Peaks Challenge

Preparation and Training

There’s nothing simple about finishing a Peaks Challenge event – or negotiating the lifestyle changes in the lead-up.

Lifestyle shifts

Cyclists training for Peaks Challenge Falls Creek

For most riders, preparing for a Peaks Challenge event is a massive undertaking, requiring a substantial investment in time—many dozens of hours on the bike—in preparation.

When signing up for a ride in the series, it’s important to take this into account. Here’s how to get yourself through the lifestyle shift:

Talk it over

Ahh, humans. Aren’t we funny social animals – living our lives out searching for meaningful human interaction, happiness and health. We work, we build a crew of mates, we fall in love, we start families, and sometimes, sometimes we sign ourselves up for a bloody big bike ride.

All of which is to say, there are probably others that your decision to ride in Peaks Challenge will impact.

The simplest tool at your disposal is to keep the lines of communications open. You need to ride a lot, and your interpersonal relationships will be that much easier if you’re up front about that. Better to approach things with transparency rather than saying that you’re going to be home for lunch, rolling in at 5pm with 200km in the legs and feigning surprise that your chamois time has upset your partner/kids/parents/pals/boss. Of course it has – you’ve failed to act like an adult and communicate your intentions.

If you’re a lone wolf, it’s all a bit easier – go ride your bike more than you already do.

Become a morning person

Peaks Challenge is all about pushing the limits of your endurance – and, like it or not, there’s not much you can do to build your endurance if you’re only able to ride for an hour or two at a time. You need to go long. And that takes time.

To avoid the previously mentioned 5pm arrival home and accompanying domestic disharmony, you need to extend your ride at one end or the other of the clock. The most realistic option is an early start. If your idea of an early-morning roll-out is a 9am start, you’ll be amazed by how much you’re able to fit into your day if you get your ride started at 4-5am. Can you be home in time for brunch with 100km+ of training under the belt? You can, you must, you will.

Drop some coin

Cycling can be a fairly expensive endeavour, and we certainly wouldn’t condone putting yourself into financial ruin for a hobby—but look, life on the bike is just more comfortable if you have decent gear and aren’t in a constant state of hunger flat.

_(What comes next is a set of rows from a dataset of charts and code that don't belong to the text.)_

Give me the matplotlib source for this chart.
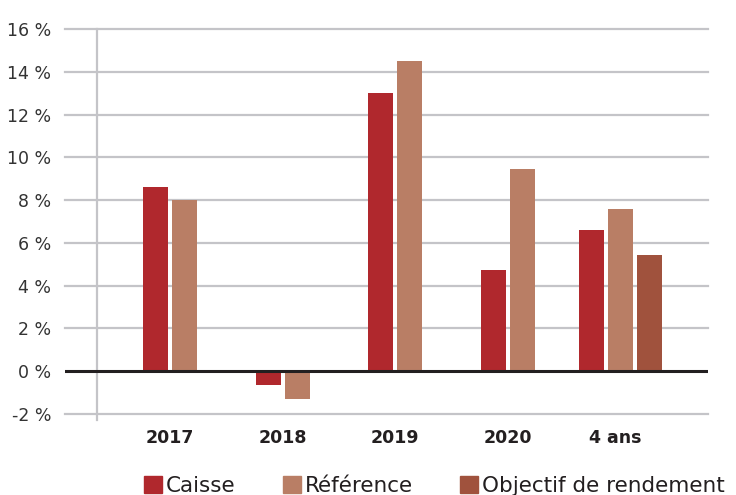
import numpy as np
import matplotlib
matplotlib.use("Agg")
import matplotlib.pyplot as plt

categories = ["2017", "2018", "2019", "2020", "4 ans"]
caisse = [8.6, -0.65, 13.0, 4.75, 6.6]
reference = [8.0, -1.3, 14.5, 9.45, 7.6]
objectif = [None, None, None, None, 5.45]
yticks = [-2, 0, 2, 4, 6, 8, 10, 12, 14, 16]

C_CAISSE = "#B0282D"
C_REF = "#B97E65"
C_OBJ = "#A0523D"
GRID = "#C4C4C8"

plt.rcParams["font.family"] = ["DejaVu Sans"]

fig = plt.figure(figsize=(7.36, 4.95), dpi=100)
ax = fig.add_axes([65 / 736, 81 / 495, 643 / 736, 385 / 495])

x = np.arange(len(categories))
w = 25 / 112.5
pitch = 29 / 112.5

for i, cat in enumerate(categories):
    vals = [(caisse[i], C_CAISSE), (reference[i], C_REF)]
    if objectif[i] is not None:
        vals.append((objectif[i], C_OBJ))
    n = len(vals)
    offs = (np.arange(n) - (n - 1) / 2) * pitch
    for (v, c), o in zip(vals, offs):
        ax.bar(x[i] + o, v, width=w, color=c, zorder=3)

ax.set_xlim((65 - 170) / 112.5, (708 - 170) / 112.5)
ax.set_ylim(-2, 16)

for t in yticks:
    if t == 0:
        continue
    ax.axhline(t, color=GRID, lw=1.6, zorder=1, clip_on=False)
ax.axhline(0, color="#231F20", lw=2.2, zorder=4)

# vertical axis line
vx = (97 - 170) / 112.5
ax.plot([vx, vx], [-2.3, 16], color=GRID, lw=1.6, zorder=1, clip_on=False)

for s in ax.spines.values():
    s.set_visible(False)

ax.set_yticks(yticks)
ax.set_yticklabels([f"{t} %" for t in yticks], fontsize=12.5, color="#333333")
ax.tick_params(axis="y", length=0, pad=10)
ax.set_xticks([])

for i, cat in enumerate(categories):
    ax.text(x[i] - (0.04 if i == 4 else 0), -3.1, cat, ha="center", va="center",
            fontsize=12.5, fontweight="bold", color="#231F20")

handles = [plt.Rectangle((0, 0), 1, 1, color=c) for c in (C_CAISSE, C_REF, C_OBJ)]
fig.legend(handles, ["Caisse", "Référence", "Objectif de rendement"],
           loc="center left", bbox_to_anchor=(144 / 736, 1 - 486 / 495), ncol=3,
           frameon=False, fontsize=15.5, handlelength=0.82, handleheight=0.82,
           handletextpad=0.2, columnspacing=2.2, borderpad=0, borderaxespad=0,
           labelcolor="#231F20")

fig.savefig("out.png", dpi=100)
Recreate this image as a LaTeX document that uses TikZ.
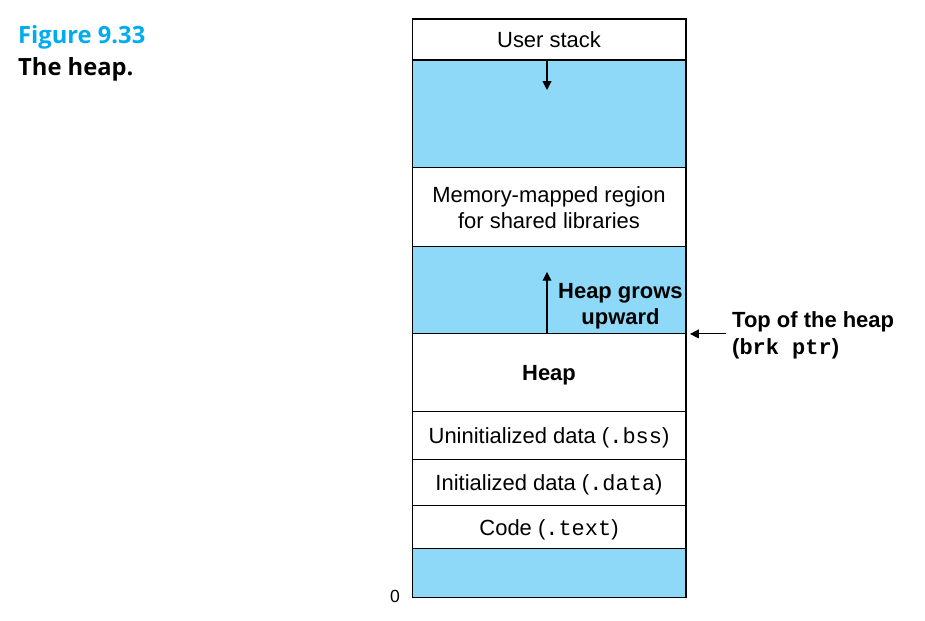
\documentclass[tikz,border=0pt]{standalone}
\usepackage{fontspec}
\setmainfont{Liberation Sans}
\setmonofont{Liberation Mono}
\newfontfamily\titlefont{Open Sans}
\usetikzlibrary{positioning,arrows.meta}
\definecolor{heapblue}{RGB}{142,216,248}
\definecolor{figcyan}{RGB}{0,172,236}
\tikzset{
  seg/.style={draw, line width=0.6pt, minimum width=5.48cm, minimum height=#1,
    inner sep=0pt, outer sep=0pt, text depth=0pt, font=\fontsize{12.5}{14.5}\selectfont, align=center},
  free/.style={seg=#1, fill=heapblue},
  growarrow/.style={-{Triangle[length=5pt,width=5pt]}, line width=0.6pt}
}
\begin{document}
\begin{tikzpicture}[x=0.02cm, y=-0.02cm, node distance=0pt]
\useasboundingbox (0,0) rectangle (925,621);

% caption
\node[anchor=west, text=figcyan, font=\titlefont\bfseries\fontsize{13.5}{16}\selectfont] (fig) at (12,37) {Figure 9.33};
\node[anchor=west, font=\titlefont\bfseries\fontsize{13.5}{16}\selectfont] (cap) at (12,69) {The heap.};

% memory image, top to bottom
\node[seg=0.82cm, anchor=north] (stack) at (549,19) {User stack};
\node[free=2.16cm, below=of stack] (gap1) {};
\node[seg=1.58cm, below=of gap1] (shlib) {Memory-mapped region\\for shared libraries};
\node[free=1.74cm, below=of shlib] (gap2) {};
\node[seg=1.56cm, below=of gap2, font=\fontsize{12.5}{14.5}\selectfont\bfseries] (heap) {Heap};
\node[seg=0.96cm, below=of heap] (bss) {Uninitialized data (\texttt{.bss})};
\node[seg=0.92cm, below=of bss] (data) {Initialized data (\texttt{.data})};
\node[seg=0.86cm, below=of data] (text) {Code (\texttt{.text})};
\node[free=0.98cm, below=of text] (gap3) {};

\node[anchor=east, font=\fontsize{10}{12}\selectfont] (zero) at ([xshift=-0.12cm, yshift=0.02cm]gap3.south west) {0};

% growth arrows
\coordinate (stackend) at ([xshift=-0.04cm, yshift=-0.6cm]stack.south);
\draw[growarrow] ([xshift=-0.04cm]stack.south) -- (stackend);
\coordinate (heapend) at ([xshift=-0.04cm, yshift=1.24cm]heap.north);
\draw[growarrow] ([xshift=-0.04cm]heap.north) -- (heapend);
\node[anchor=west, align=center, font=\fontsize{12.5}{14.5}\selectfont\bfseries] (grows) at (552,306) {Heap grows\\upward};

% brk pointer
\node[anchor=west, align=left, font=\fontsize{12.5}{15.5}\selectfont\bfseries] (brk) at (726,335) {Top of the heap\\(\texttt{brk ptr})};
\draw[growarrow] (brk.west |- heap.north east) -- ([xshift=0.08cm]heap.north east);
\end{tikzpicture}
\end{document}
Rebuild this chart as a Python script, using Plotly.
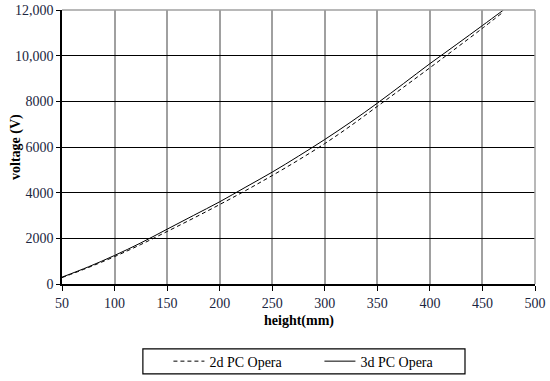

If you add up the expenses of clothing, tyres’n’tubes, and all those gels and bars at $4 a pop, you’re going to be spending a bit of dosh. If funds are tight as is, best to budget for it.

Make healthier choices

Quite naturally, your diet may start to change. You’ll have been working hard on the bike, and your body will most likely be craving an increase in sustenance. If you can, try to resist the temptation to pig out on deep-fried Mars bars post-ride—there’s a certain degree of two-steps-forward-one-step-back about it if you do.

You’ll probably also be inclined to reduce the amount of alcohol you drink. It’s hard to get up for a training ride at 5am if you’re out all night on a craft-beer bender, and besides, all the money you’re going to be spending on new kit needs to come from somewhere. Think of it as a reallocation of funds.

Expand your horizons

Peaks Challenge events will cause a recalibration of your understanding of what a ‘long ride’ is. Before your training kicks off, 100km is probably a distance you’re doing only every once in a while. Not long into your pre-event training, that’s pretty routine. By the end of your Peaks Challenge campaign, at the 100km mark you’re just getting warmed up. Practice the communication skills you’ve learnt earlier on to negotiate a continued increase in riding. 

Which segues nicely into our final lifestyle change:

Enjoy the fitness

My goodness you’ll get fit. It may not be discernible as an outrageous change but you’ll be able to smugly perceive the little signs; the ease with which you close a gap, the freshness you feel at the end of your commute, the Strava PBs you pick up along the way when, get this, you aren’t even really trying.

It’s a great feeling, and gives you an amazing base of fitness for future adventures on two wheels. Enjoy!